As an author, you might have a sense of what an Acquisitions Editor does, since you’ve been talking with them about your new book proposal. But what do Editorial Assistants (EA) do and how will you be working with them?
In this EA Roundtable video series, our Asian and Latin American Studies Editor Enrique Ochoa-Kaup talks with Editorial Assistants Aline Dolinh and Chad Attenborough, and Naja Pulliam Collins, a former editorial assistant who is now our Environmental Studies and Geography Editor, about what an EA does and their crucial touchpoints with authors.
As the series shows, an Editorial Assistant works with an Acquisitions Editor at the press on a range of tasks that include assisting with manuscript and art preparation, permissions wrangling, managing deadlines, and coordinating conversations around cover art and blurbs.

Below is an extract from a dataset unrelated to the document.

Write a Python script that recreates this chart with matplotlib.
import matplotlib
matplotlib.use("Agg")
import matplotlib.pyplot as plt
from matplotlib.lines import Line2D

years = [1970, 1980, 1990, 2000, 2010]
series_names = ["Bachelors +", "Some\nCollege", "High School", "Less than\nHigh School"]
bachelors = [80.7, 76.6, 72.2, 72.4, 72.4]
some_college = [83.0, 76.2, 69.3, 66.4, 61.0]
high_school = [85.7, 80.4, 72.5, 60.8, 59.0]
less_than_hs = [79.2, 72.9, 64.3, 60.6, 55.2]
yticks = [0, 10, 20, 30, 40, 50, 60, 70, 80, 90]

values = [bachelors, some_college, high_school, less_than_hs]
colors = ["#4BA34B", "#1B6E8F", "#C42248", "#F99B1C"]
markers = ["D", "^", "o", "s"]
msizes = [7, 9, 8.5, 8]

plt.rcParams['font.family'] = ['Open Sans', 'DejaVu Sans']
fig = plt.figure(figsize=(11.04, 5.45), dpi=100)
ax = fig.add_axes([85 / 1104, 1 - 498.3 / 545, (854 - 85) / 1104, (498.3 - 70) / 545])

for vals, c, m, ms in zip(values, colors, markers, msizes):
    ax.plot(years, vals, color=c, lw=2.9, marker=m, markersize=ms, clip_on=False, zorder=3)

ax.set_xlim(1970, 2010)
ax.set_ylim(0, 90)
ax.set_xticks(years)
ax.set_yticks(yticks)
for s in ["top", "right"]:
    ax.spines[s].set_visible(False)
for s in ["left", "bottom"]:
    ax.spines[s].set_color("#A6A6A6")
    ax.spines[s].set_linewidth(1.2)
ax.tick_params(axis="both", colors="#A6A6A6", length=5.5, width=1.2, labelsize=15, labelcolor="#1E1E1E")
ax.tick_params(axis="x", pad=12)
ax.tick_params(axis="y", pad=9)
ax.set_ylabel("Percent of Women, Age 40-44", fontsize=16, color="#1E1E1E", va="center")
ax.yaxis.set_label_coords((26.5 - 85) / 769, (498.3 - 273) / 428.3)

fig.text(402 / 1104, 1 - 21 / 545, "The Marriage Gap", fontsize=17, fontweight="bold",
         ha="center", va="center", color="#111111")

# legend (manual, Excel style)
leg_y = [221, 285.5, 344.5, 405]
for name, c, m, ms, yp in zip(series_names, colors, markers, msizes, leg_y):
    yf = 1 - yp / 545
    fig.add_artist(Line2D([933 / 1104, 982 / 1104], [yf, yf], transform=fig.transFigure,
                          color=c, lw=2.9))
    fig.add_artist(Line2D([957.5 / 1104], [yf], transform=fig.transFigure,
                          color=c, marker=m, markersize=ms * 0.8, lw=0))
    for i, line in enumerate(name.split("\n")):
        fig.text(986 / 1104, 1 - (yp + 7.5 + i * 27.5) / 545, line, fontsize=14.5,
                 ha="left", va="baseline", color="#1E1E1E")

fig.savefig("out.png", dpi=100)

As authors work towards submitting their final manuscript files for production, EAs become their guide through this process and a main contact for communicating what comes next.
These videos will be helpful for first time authors wondering how best to prepare their final files for production and what they should know about the cover design process, blurbs, and descriptive copy. We aim to inform authors about our process, which can often be seen as oblique and daunting, touching on some of the most commonly asked questions EAs field from authors.

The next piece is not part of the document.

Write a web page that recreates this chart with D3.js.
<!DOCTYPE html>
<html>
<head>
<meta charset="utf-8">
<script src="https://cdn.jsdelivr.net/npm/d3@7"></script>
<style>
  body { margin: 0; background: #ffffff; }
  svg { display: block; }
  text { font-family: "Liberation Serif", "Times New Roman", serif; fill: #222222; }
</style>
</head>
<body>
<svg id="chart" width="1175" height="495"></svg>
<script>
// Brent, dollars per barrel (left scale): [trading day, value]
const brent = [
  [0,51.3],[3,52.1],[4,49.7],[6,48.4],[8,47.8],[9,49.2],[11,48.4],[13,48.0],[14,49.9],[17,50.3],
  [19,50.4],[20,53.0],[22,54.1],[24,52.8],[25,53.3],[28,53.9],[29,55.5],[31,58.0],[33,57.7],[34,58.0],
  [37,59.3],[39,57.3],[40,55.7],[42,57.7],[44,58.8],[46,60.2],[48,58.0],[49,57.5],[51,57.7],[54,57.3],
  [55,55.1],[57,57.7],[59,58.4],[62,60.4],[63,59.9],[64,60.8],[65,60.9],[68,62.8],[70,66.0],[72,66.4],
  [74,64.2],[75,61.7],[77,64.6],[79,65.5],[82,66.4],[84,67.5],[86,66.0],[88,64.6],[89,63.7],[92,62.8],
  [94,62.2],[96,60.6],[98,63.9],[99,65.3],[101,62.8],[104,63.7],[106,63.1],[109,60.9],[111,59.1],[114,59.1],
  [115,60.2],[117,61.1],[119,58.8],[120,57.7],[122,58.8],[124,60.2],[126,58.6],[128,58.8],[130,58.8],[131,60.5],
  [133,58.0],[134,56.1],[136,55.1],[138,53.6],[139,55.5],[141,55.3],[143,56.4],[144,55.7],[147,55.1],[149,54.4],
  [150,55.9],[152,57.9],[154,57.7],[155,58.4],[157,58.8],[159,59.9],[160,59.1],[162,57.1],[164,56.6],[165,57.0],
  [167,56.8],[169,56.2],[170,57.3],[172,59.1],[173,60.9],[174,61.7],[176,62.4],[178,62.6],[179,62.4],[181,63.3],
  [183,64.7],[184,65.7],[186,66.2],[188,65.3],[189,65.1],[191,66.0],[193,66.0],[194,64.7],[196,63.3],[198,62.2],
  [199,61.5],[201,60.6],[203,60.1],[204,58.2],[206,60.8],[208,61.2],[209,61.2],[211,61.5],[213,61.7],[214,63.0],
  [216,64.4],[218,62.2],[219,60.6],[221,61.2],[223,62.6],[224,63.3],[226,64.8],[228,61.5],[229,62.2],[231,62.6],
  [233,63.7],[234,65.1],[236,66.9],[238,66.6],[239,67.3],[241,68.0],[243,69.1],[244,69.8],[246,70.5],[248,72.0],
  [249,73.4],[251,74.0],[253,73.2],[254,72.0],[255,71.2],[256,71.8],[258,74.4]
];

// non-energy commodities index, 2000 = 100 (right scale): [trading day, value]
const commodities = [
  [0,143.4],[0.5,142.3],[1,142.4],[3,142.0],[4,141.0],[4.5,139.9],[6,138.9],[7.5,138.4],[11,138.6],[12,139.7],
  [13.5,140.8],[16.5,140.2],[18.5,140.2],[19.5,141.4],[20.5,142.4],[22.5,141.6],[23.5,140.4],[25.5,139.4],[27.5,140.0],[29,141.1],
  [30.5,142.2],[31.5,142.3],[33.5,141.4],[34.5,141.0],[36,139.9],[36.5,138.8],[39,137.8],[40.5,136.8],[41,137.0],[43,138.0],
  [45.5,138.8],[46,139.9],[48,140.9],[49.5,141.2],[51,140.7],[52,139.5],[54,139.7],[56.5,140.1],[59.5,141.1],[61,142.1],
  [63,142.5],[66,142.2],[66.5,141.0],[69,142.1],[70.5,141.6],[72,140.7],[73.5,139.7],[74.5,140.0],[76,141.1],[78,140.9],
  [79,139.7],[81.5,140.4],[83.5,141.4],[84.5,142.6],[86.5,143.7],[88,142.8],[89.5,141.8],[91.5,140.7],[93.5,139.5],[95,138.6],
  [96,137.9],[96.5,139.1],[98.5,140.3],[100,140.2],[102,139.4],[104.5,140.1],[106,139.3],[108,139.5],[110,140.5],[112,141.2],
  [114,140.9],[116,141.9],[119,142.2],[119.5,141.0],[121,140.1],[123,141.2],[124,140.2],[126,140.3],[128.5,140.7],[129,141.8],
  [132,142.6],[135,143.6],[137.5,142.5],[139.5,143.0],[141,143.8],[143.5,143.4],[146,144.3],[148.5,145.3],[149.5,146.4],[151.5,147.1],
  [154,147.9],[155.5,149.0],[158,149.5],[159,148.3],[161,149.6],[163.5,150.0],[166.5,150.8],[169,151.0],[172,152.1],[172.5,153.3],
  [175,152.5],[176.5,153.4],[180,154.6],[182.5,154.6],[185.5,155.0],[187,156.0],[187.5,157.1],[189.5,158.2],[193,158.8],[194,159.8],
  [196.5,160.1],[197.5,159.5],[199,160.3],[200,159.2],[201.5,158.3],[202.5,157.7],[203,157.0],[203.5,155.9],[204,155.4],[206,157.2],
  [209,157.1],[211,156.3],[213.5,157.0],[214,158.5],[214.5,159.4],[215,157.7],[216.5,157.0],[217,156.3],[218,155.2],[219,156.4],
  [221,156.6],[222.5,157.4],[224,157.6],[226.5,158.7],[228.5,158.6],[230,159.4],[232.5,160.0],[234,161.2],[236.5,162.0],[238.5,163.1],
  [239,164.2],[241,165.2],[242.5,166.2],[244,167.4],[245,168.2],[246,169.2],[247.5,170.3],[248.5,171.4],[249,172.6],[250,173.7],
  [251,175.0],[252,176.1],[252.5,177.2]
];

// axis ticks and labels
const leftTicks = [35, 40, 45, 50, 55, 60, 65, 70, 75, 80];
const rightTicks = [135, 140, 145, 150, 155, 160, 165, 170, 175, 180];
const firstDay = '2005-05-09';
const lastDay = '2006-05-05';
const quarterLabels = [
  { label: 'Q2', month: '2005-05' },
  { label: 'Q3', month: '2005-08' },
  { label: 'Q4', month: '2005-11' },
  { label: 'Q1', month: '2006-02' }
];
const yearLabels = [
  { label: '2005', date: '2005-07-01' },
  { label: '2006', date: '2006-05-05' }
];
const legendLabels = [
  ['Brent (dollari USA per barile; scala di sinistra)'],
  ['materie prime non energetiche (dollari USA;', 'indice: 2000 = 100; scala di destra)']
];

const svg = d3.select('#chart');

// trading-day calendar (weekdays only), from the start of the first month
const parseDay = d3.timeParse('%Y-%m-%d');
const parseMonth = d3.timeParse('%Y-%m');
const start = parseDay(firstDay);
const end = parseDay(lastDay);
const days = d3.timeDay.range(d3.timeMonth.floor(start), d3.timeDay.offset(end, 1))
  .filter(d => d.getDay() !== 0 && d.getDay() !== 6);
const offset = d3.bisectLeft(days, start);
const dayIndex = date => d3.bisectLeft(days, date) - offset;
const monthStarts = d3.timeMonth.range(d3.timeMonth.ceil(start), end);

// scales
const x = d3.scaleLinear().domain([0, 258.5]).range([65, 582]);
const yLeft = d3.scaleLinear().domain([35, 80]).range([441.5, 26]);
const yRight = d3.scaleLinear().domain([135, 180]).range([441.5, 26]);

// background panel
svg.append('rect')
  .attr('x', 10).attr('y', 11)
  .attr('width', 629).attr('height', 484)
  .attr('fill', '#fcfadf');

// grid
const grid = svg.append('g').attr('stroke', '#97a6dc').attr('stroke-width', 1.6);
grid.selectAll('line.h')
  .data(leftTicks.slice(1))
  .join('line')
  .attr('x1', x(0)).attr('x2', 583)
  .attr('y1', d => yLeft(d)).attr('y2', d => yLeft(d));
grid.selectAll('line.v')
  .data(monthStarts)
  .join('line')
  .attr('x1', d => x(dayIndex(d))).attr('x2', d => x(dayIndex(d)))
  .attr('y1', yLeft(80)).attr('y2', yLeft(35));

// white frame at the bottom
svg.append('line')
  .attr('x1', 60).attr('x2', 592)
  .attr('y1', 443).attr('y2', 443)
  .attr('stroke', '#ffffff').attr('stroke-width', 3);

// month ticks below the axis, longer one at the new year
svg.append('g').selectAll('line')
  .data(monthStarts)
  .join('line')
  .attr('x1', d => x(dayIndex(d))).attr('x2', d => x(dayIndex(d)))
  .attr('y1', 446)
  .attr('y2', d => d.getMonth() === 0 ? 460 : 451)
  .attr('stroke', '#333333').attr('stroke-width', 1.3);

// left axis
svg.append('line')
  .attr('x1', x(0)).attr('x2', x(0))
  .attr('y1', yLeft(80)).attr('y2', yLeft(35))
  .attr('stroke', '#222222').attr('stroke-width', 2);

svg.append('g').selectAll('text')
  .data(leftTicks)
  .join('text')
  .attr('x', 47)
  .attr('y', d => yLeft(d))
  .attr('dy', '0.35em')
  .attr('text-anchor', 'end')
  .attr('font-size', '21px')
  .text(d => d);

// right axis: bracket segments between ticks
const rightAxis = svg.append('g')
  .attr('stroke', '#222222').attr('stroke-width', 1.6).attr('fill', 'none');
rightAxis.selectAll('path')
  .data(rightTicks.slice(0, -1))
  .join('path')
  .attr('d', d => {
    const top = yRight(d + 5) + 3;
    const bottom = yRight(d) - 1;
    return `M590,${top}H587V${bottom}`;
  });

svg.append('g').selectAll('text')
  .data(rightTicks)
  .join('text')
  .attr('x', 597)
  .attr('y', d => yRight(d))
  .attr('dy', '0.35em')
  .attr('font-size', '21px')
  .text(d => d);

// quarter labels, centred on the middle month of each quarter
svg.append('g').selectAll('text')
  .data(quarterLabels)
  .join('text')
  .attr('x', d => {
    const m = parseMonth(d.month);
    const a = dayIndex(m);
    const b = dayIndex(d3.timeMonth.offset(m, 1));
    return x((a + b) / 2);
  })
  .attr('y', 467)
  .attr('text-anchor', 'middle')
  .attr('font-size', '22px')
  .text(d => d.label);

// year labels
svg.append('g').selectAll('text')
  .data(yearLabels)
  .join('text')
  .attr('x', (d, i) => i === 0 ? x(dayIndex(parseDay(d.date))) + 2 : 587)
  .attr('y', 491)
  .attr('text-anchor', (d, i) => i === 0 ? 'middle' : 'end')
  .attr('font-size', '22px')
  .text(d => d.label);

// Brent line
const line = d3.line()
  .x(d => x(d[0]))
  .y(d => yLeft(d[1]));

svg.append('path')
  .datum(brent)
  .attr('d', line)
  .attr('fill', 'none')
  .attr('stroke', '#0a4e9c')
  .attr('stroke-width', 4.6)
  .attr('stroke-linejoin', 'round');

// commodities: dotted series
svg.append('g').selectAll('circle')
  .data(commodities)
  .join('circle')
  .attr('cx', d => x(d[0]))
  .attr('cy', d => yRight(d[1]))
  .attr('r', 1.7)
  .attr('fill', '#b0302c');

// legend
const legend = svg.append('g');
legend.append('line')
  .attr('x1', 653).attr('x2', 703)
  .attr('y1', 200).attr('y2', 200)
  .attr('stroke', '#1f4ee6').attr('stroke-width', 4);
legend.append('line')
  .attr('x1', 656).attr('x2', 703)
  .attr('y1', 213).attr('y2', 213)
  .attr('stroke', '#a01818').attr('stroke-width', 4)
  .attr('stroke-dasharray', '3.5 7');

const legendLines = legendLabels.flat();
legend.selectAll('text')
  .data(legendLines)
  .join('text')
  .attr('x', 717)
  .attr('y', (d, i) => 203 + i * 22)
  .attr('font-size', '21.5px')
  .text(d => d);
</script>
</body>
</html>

Part 1: Submitting the Manuscript
One of the primary roles of the EA is to prepare and hand off the manuscript to production, a process that we call a transmittal. The EA works closely with the author to gather the elements of the manuscript, art program, and paperwork (including permissions) to ensure that the book goes into production on time. The EA moves the process along, providing detailed instructions to the authors and answering any questions that come up.
The EA Roundtable Part 1 covers the manuscript preparation process and provides tips for authors navigating final submission.
Part 2: Book Packaging — Cover, Blurbs, Copy
Editorial Assistants also work with authors and internal staff on the packaging of the book. For scholarly monographs, we work with authors to draft the descriptive copy for the back book cover and web page, wrangle blurbs, and often help convey the author’s vision for the cover to the design team.
In Part 2 of the EA Roundtable we will discuss these packaging considerations for scholarly monographs, sharing best practices about working collaboratively to produce a book that everyone can take pride in.
We hope that these videos will assist authors as they are going through the book publishing process.